Relevant Previous Knowledge (R.P.K.)
Pupils are familiar with the type of soil in the school garden.
In Primary 4, pupils have already learnt the following:
         Soil is made up of particles of stone and other materials like dead plants, animals and air.
         Soil supports plants.
         Soil is useful in crop production.
         It can also be used in building houses and roads.
         Soil can be used in making pots, bowls and ovens.
In Primary 5 in previous lessons, pupils have already learnt the following.
         Soil can be grouped into sandy, clayey and loamy.


         However, a teacher should not assume that all pupils in the class have a good
         understanding of the above because they have previously learnt them.
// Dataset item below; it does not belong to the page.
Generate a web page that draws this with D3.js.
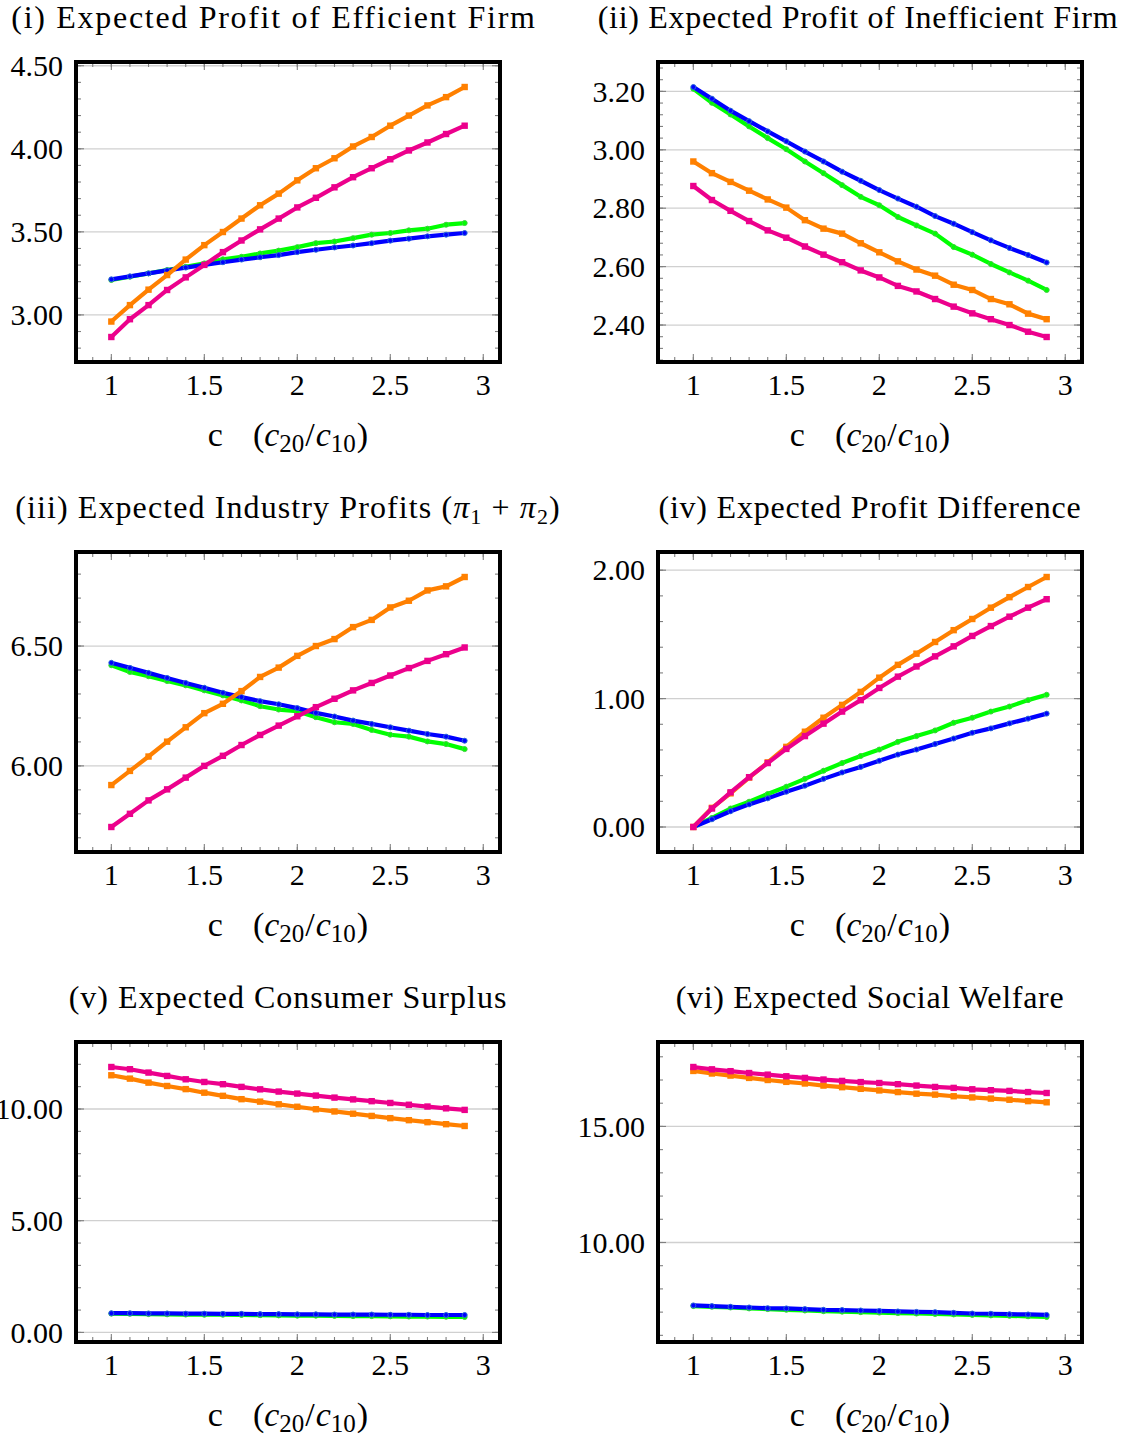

It is always
         important to pay enough attention to the individual needs of the pupils.




Details about the Class

The “Details about the Class” explains the current situation of the class in terms of general information
about the pupils, academic progress, interest in the subject and attitude towards the subject.
(Refer to Module 4: 4.1.3. “Details about the Class” for further explanation.)


ÿ This is an exampleÿ
This class is made up of 50 pupils (28 girls and 22 boys). Majority of the pupils seem to have a good
understanding of the uses of soil while a few pupils have a strong interest in the characteristics of soil.
Approximately half of them have had some kind of farming experience with their parents. Although all
of them participated in the previous lesson that dealt with grouping soil into sandy, clayey and loamy,
roughly 10 of them are still struggling with how to group them.
The next section shows samples of lesson plans taken from the primary school syllabus. Some of them
present the format with suggested teaching and learning activities. Others have suggested teaching
hints added to certain parts of the lessons and are intended to help the teacher to achieve the core
points for the various stages of the lesson.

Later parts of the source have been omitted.